To return to the earlier distinction between live and recorded situations, there are things that the live audience, caught up in the overall ambience of the production, will accept at face value. However, the viewer of the recording gets an impression of unanswered questions piling up each time the disc is viewed. The more it is viewed the more confusing it seems to become. Goffredo is a general. So why does he look like a teenaged insurance salesman with a pigtail? Rinaldo is a great military hero. So why does he look like an accountant? Furthermore, there are clearly aspects that the audience in the auditorium will accept, which the television viewer with close-up photography, mostly from the stage itself, cannot. No matter how beautifully Deborah York sings her Almirena (and it is beautiful) she is clearly 20 years older than David Walker’s Goffredo, her father. From the auditorium she may look like she is in a tank of blue water, but from three feet away she very clearly is not. And while Argante moves around her tank we see little of Argante and a lot of the florescent light-tube providing the lighting for the tank. It does not take much nouse to notice that the sets were designed to be seen from afar, not from the stage. So why are the cameras on the stage?

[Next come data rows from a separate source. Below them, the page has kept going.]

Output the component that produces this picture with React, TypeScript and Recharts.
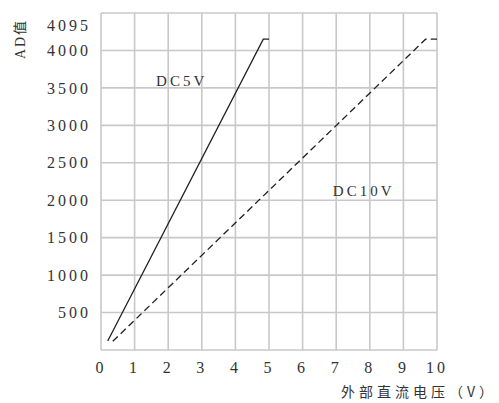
import React from "react";
import {
  LineChart,
  Line,
  XAxis,
  YAxis,
  CartesianGrid,
  ReferenceDot,
} from "recharts";

// voltage (V) -> AD value
const dc5Volts = [0.2, 4.83, 5.0];
const dc5Ad = [120, 4150, 4150];
const dc10Volts = [0.35, 9.66, 10.0];
const dc10Ad = [116, 4150, 4150];

const xTicks = [0, 1, 2, 3, 4, 5, 6, 7, 8, 9, 10];
const yGrid = [0, 500, 1000, 1500, 2000, 2500, 3000, 3500, 4000, 4500];
const yTicks = [500, 1000, 1500, 2000, 2500, 3000, 3500, 4000, 4330];
const yTickLabels = ["500", "1000", "1500", "2000", "2500", "3000", "3500", "4000", "4095"];

const seriesLabels = [
  { name: "DC5V", v: 1.64, ad: 3596 },
  { name: "DC10V", v: 6.9, ad: 2125 },
];

const INK = "#231f20";
const GRID = "#c8c8c8";
const SERIF = "'Liberation Serif', 'DejaVu Serif', serif";
const CJK = "'Noto Sans CJK SC', sans-serif";

const dc5 = dc5Volts.map((v, i) => ({ v, ad: dc5Ad[i] }));
const dc10 = dc10Volts.map((v, i) => ({ v, ad: dc10Ad[i] }));

const tickStyle = { fontSize: 16, fill: "#333", fontFamily: SERIF, letterSpacing: 3 };

export default function App() {
  return (
    <div style={{ width: 499, height: 403 }}>
      <style>{`body{margin:0}`}</style>
      <LineChart
        width={499}
        height={403}
        margin={{ top: 13, right: 62, bottom: 0, left: 0 }}
      >
        <CartesianGrid
          stroke={GRID}
          strokeWidth={1.6}
          horizontalValues={yGrid}
          verticalValues={xTicks}
        />
        <XAxis
          type="number"
          dataKey="v"
          domain={[0, 10]}
          ticks={xTicks}
          height={53}
          axisLine={false}
          tickLine={false}
          tickMargin={6}
          tick={tickStyle}
          label={{
            content: (p: any) => (
              <text
                x={p.viewBox.x + p.viewBox.width - 96}
                y={p.viewBox.y + 47}
                fontSize={14}
                fontFamily={CJK}
                letterSpacing={4}
                fill="#333"
              >
                外部直流电压（V）
              </text>
            ),
          }}
        />
        <YAxis
          type="number"
          dataKey="ad"
          domain={[0, 4500]}
          ticks={yTicks}
          width={101}
          axisLine={false}
          tickLine={false}
          tickMargin={4}
          tickFormatter={(val: number) => yTickLabels[yTicks.indexOf(val)] ?? ""}
          tick={tickStyle}
          label={{
            content: () => (
              <text
                x={0}
                y={0}
                transform="translate(25, 39) rotate(-90)"
                textAnchor="middle"
                fontSize={14}
                fontFamily={SERIF}
                letterSpacing={2}
                fill="#333"
              >
                <tspan>AD</tspan>
                <tspan fontFamily={CJK}>值</tspan>
              </text>
            ),
          }}
        />
        <Line
          data={dc5}
          dataKey="ad"
          stroke={INK}
          strokeWidth={1.3}
          dot={false}
          isAnimationActive={false}
        />
        <Line
          data={dc10}
          dataKey="ad"
          stroke={INK}
          strokeWidth={1.3}
          strokeDasharray="7 4"
          dot={false}
          isAnimationActive={false}
        />
        {seriesLabels.map((s) => (
          <ReferenceDot
            key={s.name}
            x={s.v}
            y={s.ad}
            r={0}
            stroke="none"
            label={{
              content: (p: any) => (
                <text
                  x={p.viewBox.x}
                  y={p.viewBox.y + 5}
                  fontSize={15}
                  fontFamily={SERIF}
                  letterSpacing={3}
                  fill="#333"
                >
                  {s.name}
                </text>
              ),
            }}
          />
        ))}
      </LineChart>
    </div>
  );
}
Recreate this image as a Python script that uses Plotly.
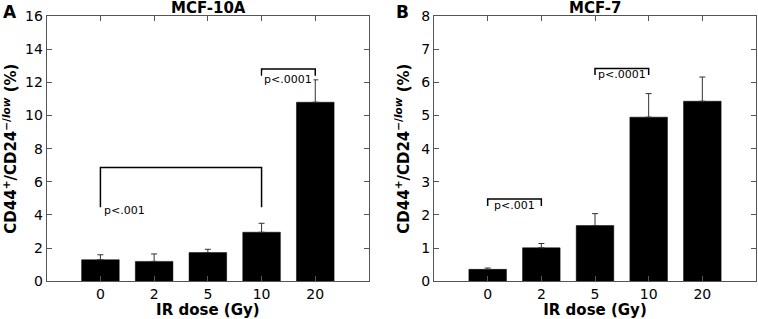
import plotly.graph_objects as go

doses = ["0", "2", "5", "10", "20"]
mcf10a_values = [1.3, 1.2, 1.73, 2.96, 10.8]
mcf10a_err = [0.3, 0.45, 0.2, 0.54, 1.35]
mcf7_values = [0.36, 1.01, 1.68, 4.95, 5.43]
mcf7_err = [0.04, 0.13, 0.36, 0.71, 0.73]

W, H = 758, 319
FONT = "DejaVu Sans"
ytitle = "<b>CD44<sup>+</sup>/CD24<sup>\u2212/<i>low</i></sup> (%)</b>"

fig = go.Figure()

def add_bars(vals, errs, xa, ya):
    fig.add_trace(go.Bar(
        x=doses, y=vals, xaxis=xa, yaxis=ya, width=0.7,
        marker=dict(color="black", line=dict(color="black", width=0.5)),
        error_y=dict(type="data", array=errs, arrayminus=[0] * len(errs), symmetric=False,
                     color="#333", thickness=1, width=3),
        showlegend=False, hoverinfo="skip"))

add_bars(mcf10a_values, mcf10a_err, "x", "y")
add_bars(mcf7_values, mcf7_err, "x2", "y2")

def bracket(x0, x1, ytop, ybot, xa, ya):
    fig.add_trace(go.Scatter(
        x=[doses[x0], doses[x0], doses[x1], doses[x1]], y=[ybot, ytop, ytop, ybot],
        xaxis=xa, yaxis=ya, mode="lines", line=dict(color="black", width=1.5),
        showlegend=False, hoverinfo="skip"))

bracket(0, 3, 6.86, 4.47, "x", "y")
bracket(3, 4, 12.8, 12.4, "x", "y")
bracket(0, 1, 2.48, 2.27, "x2", "y2")
bracket(2, 3, 6.42, 6.22, "x2", "y2")

PF = dict(size=11, family=FONT, color="black")
ann = []
ann.append(dict(x=0, y=4.3, xref="x", yref="y", text="p<.001", showarrow=False,
                xanchor="left", yanchor="middle", xshift=2, font=PF))
ann.append(dict(x=3.5, y=12.15, xref="x", yref="y", text="p<.0001", showarrow=False,
                xanchor="center", yanchor="middle", font=PF, bgcolor="white"))
ann.append(dict(x=0.5, y=2.28, xref="x2", yref="y2", text="p<.001", showarrow=False,
                xanchor="center", yanchor="middle", font=PF))
ann.append(dict(x=2.5, y=6.24, xref="x2", yref="y2", text="p<.0001", showarrow=False,
                xanchor="center", yanchor="middle", font=PF))
ann.append(dict(x=208 / W, y=1 - 8 / H, xref="paper", yref="paper", text="<b>MCF-10A</b>", showarrow=False,
                xanchor="center", yanchor="middle", font=dict(size=15, family=FONT, color="black")))
ann.append(dict(x=595 / W, y=1 - 8 / H, xref="paper", yref="paper", text="<b>MCF-7</b>", showarrow=False,
                xanchor="center", yanchor="middle", font=dict(size=15, family=FONT, color="black")))
ann.append(dict(x=10 / W, y=1 - 12 / H, xref="paper", yref="paper", text="<b>A</b>", showarrow=False,
                xanchor="center", yanchor="middle", font=dict(size=17, family=FONT, color="black")))
ann.append(dict(x=402 / W, y=1 - 12 / H, xref="paper", yref="paper", text="<b>B</b>", showarrow=False,
                xanchor="center", yanchor="middle", font=dict(size=17, family=FONT, color="black")))

axis_common = dict(showline=True, linecolor="#555", linewidth=1, mirror="ticks",
                   ticks="inside", ticklen=5, tickcolor="#555", showgrid=False, zeroline=False,
                   automargin=False,
                   tickfont=dict(size=14, family=FONT, color="black"))

XT = dict(text="<b>IR dose (Gy)</b>", font=dict(size=15, family=FONT, color="black"), standoff=4)
YT = dict(text=ytitle, font=dict(size=15, family=FONT, color="black"), standoff=8)

ydom = [1 - 281.3 / H, 1 - 16 / H]
fig.update_layout(
    template="none",
    width=W, height=H, margin=dict(l=0, r=0, t=0, b=0),
    plot_bgcolor="white", paper_bgcolor="white",
    font=dict(family=FONT, color="black"),
    annotations=ann,
    xaxis=dict(domain=[46.7 / W, 369 / W], anchor="y", type="category", range=[-1, 5],
               title=XT, **axis_common),
    yaxis=dict(domain=ydom, anchor="x", range=[0, 16], dtick=2, title=YT, **axis_common),
    xaxis2=dict(domain=[434 / W, 756 / W], anchor="y2", type="category", range=[-1, 5],
                title=XT, **axis_common),
    yaxis2=dict(domain=ydom, anchor="x2", range=[0, 8], dtick=1, title=YT, **axis_common),
)
fig.write_html("out.html", config={"displayModeBar": False},
               post_script="document.body.style.margin='0';document.body.style.overflow='hidden';")
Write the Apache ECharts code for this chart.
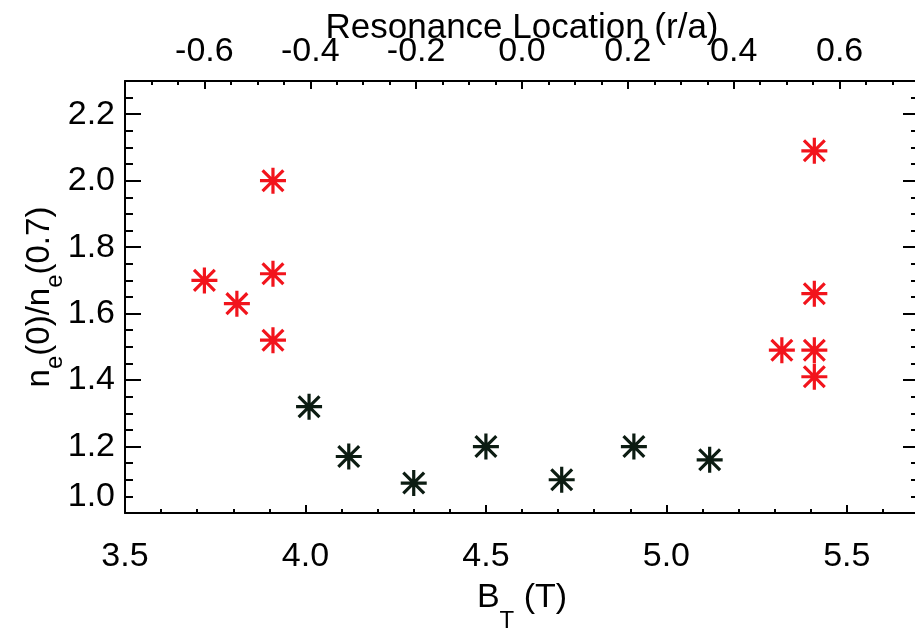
<!DOCTYPE html>
<html>
<head>
<meta charset="utf-8">
<script src="https://cdn.jsdelivr.net/npm/echarts@6/dist/echarts.min.js"></script>
<style>
  html, body { margin: 0; padding: 0; background: #ffffff; }
  #chart { width: 915px; height: 628px; }
</style>
</head>
<body>
<div id="chart"></div>
<script>
// Central-to-edge density ratio versus toroidal field
const btHigh = [3.72, 3.81, 3.91, 3.91, 3.91, 5.41, 5.41, 5.32, 5.41, 5.41];
const ratioHigh = [1.70, 1.63, 2.00, 1.72, 1.52, 2.09, 1.66, 1.49, 1.49, 1.41];
const btLow = [4.01, 4.12, 4.30, 4.50, 4.71, 4.91, 5.12];
const ratioLow = [1.32, 1.17, 1.09, 1.20, 1.10, 1.20, 1.16];

const btRange = [3.5, 5.7];
const rhoRange = [-0.75, 0.75];
const ratioRange = [1.0, 2.3];

const FONT = "'Liberation Sans', Arial, Helvetica, sans-serif";
const INK = '#000000';
const RED = '#f2141c';
const DARK = '#0c1c12';
const TICK_FONT = 34;

// eight-armed asterisk
const STAR = 'path://M0,-10L0,10M-10,0L10,0M-8,-8L8,8M-8,8L8,-8';

function pairs(xs, ys) { return xs.map((x, i) => [x, ys[i]]); }

const lineStyle = { color: INK, width: 2 };

function baseAxis(extra) {
  return Object.assign({
    type: 'value',
    axisLine: { show: true, onZero: false, lineStyle: lineStyle },
    splitLine: { show: false },
    minorSplitLine: { show: false },
  }, extra);
}

const chart = echarts.init(document.getElementById('chart'), null, { renderer: 'canvas' });

chart.setOption({
  animation: false,
  backgroundColor: '#ffffff',
  textStyle: { fontFamily: FONT },
  grid: { left: 125, top: 81, width: 794, height: 432, containLabel: false, outerBoundsMode: 'none' },
  xAxis: [
    baseAxis({
      position: 'bottom',
      min: btRange[0], max: btRange[1], interval: 0.5,
      axisTick: { inside: true, length: 8, lineStyle: lineStyle },
      minorTick: { show: true, splitNumber: 5, length: 4, lineStyle: lineStyle },
      axisLabel: {
        margin: 27, color: INK, fontSize: TICK_FONT, fontFamily: FONT,
        showMaxLabel: false,
        formatter: v => v.toFixed(1)
      },
      name: '{m|B}{s|T}{m| (T)}',
      nameLocation: 'middle',
      nameGap: 68,
      nameTextStyle: {
        rich: {
          m: { fontSize: 34, fontFamily: FONT, color: INK, lineHeight: 52, verticalAlign: 'top' },
          s: { fontSize: 24, fontFamily: FONT, color: INK, lineHeight: 24, verticalAlign: 'bottom' }
        }
      }
    }),
    baseAxis({
      position: 'top',
      min: rhoRange[0], max: rhoRange[1],
      splitNumber: 7, minInterval: 0.2, maxInterval: 0.2,
      axisTick: { inside: true, length: 8, lineStyle: lineStyle },
      minorTick: { show: true, splitNumber: 4, length: 4, lineStyle: lineStyle },
      axisLabel: {
        margin: 12, color: INK, fontSize: TICK_FONT, fontFamily: FONT,
        showMinLabel: false, showMaxLabel: false,
        formatter: v => v.toFixed(1)
      },
      name: 'Resonance Location (r/a)',
      nameLocation: 'middle',
      nameGap: 35,
      nameMoveOverlap: false,
      nameTextStyle: { fontSize: 35, fontFamily: FONT, color: INK }
    })
  ],
  yAxis: [
    baseAxis({
      position: 'left',
      min: ratioRange[0], max: ratioRange[1], interval: 0.2,
      axisTick: { inside: true, length: 16, lineStyle: lineStyle },
      minorTick: { show: true, splitNumber: 4, length: 8, lineStyle: lineStyle },
      axisLabel: {
        margin: 10, color: INK, fontSize: TICK_FONT, fontFamily: FONT,
        showMaxLabel: false,
        formatter: v => (Math.abs(v - ratioRange[0]) < 1e-9 ? '{lift|' + v.toFixed(1) + '}' : v.toFixed(1)),
        rich: { lift: { fontSize: TICK_FONT, fontFamily: FONT, color: INK, padding: [0, 0, 32, 0] } }
      },
      name: '{m|n}{s|e}{m|(0)/n}{s|e}{m|(0.7)}',
      nameLocation: 'middle',
      nameGap: 58,
      nameMoveOverlap: false,
      nameTextStyle: {
        rich: {
          m: { fontSize: 33, fontFamily: FONT, color: INK, lineHeight: 44, verticalAlign: 'top' },
          s: { fontSize: 24, fontFamily: FONT, color: INK, lineHeight: 24, verticalAlign: 'bottom' }
        }
      }
    }),
    baseAxis({
      position: 'right',
      min: ratioRange[0], max: ratioRange[1], interval: 0.2,
      axisTick: { inside: true, length: 16, lineStyle: lineStyle },
      minorTick: { show: true, splitNumber: 4, length: 8, lineStyle: lineStyle },
      axisLabel: { show: false }
    })
  ],
  series: [
    {
      type: 'scatter',
      xAxisIndex: 0, yAxisIndex: 0,
      data: pairs(btHigh, ratioHigh),
      symbol: STAR, symbolSize: 26,
      itemStyle: { color: 'none', borderColor: RED, borderWidth: 3.2, opacity: 1 },
      emphasis: { disabled: true },
      z: 3
    },
    {
      type: 'scatter',
      xAxisIndex: 0, yAxisIndex: 0,
      data: pairs(btLow, ratioLow),
      symbol: STAR, symbolSize: 26,
      itemStyle: { color: 'none', borderColor: DARK, borderWidth: 3.2, opacity: 1 },
      emphasis: { disabled: true },
      z: 3
    }
  ]
});
</script>
</body>
</html>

On to the musical aspects. The big draw-card on this disc must be David Daniels. Handel could have written his arias for Daniels, so perfect is his voice. Shut your eyes and let it wash over you. He is as superb as his reputation suggests. The only trouble is that the listener does not really want to see how much the poor fellow sweats spending a more-than-two-hour opera under the stage lights wearing a shirt, tie, suit, heavy woollen overcoat and hat. Deborah York, as mentioned above is in fine voice, though not well cast as the youthful daughter of Goffredo. It may not have been possible to make York look much younger, but then, would it not have been obvious to make David Walker’s Goffredo look older? It can’t be that hard. And on David Walker, we come to the real musical problem. He just cannot sing in tune. The whole performance he remains microtonally flat on every important note. It is not a new habit. He was a disastrous Nero in Monteverdi’s L’Incoronazione di Poppea at English National Opera a few years ago, for the same reason. In close proximity to David Daniels the shortcomings of David Walker’s countertenor are thrown into sharp relief and it is not pleasant. On the other hand, what Harry Bicket has achieved with the Bavarian State Orchestra is very fine. They are a great orchestra, but not the first group that would spring to mind for ideal orchestral Handel. However, there is nothing old-fashioned about their playing. The strings in particular have a crispness of attack and a clarity of articulation that passes easily for period instruments. The harmonic parts of the continuo team of course are on period instruments and Bicket himself plays some of the harpsichord recits. Also the trio of recorders in the famous bird aria Augeletti che cantate are excellent.

All in all, it is a distinctly mixed bag. Musically there is much that is satisfying. But then David Walker just does not bear repeated listening. Visually there are too many eccentricities many of which would not have been visible to the theatre audience. When this writer thinks of filmed opera the yardstick is always the superb Joseph Losey film of Mozart’s Don Giovanni made in the 1970s and filmed out-of-doors using Palladio’s Villa Rotunda near Vicenza as the main set. In that example, film was used to enhance the nature of opera - a landscape where song is the natural form of communication. It all made sense. The DVD revolution is making many operas available for home consumption, and the cost differential in the production of something like the Losey Don Giovanni compared to a couple of cameras in the theatre must be taken into account, but it seems that the full potential of the medium has not yet been realised.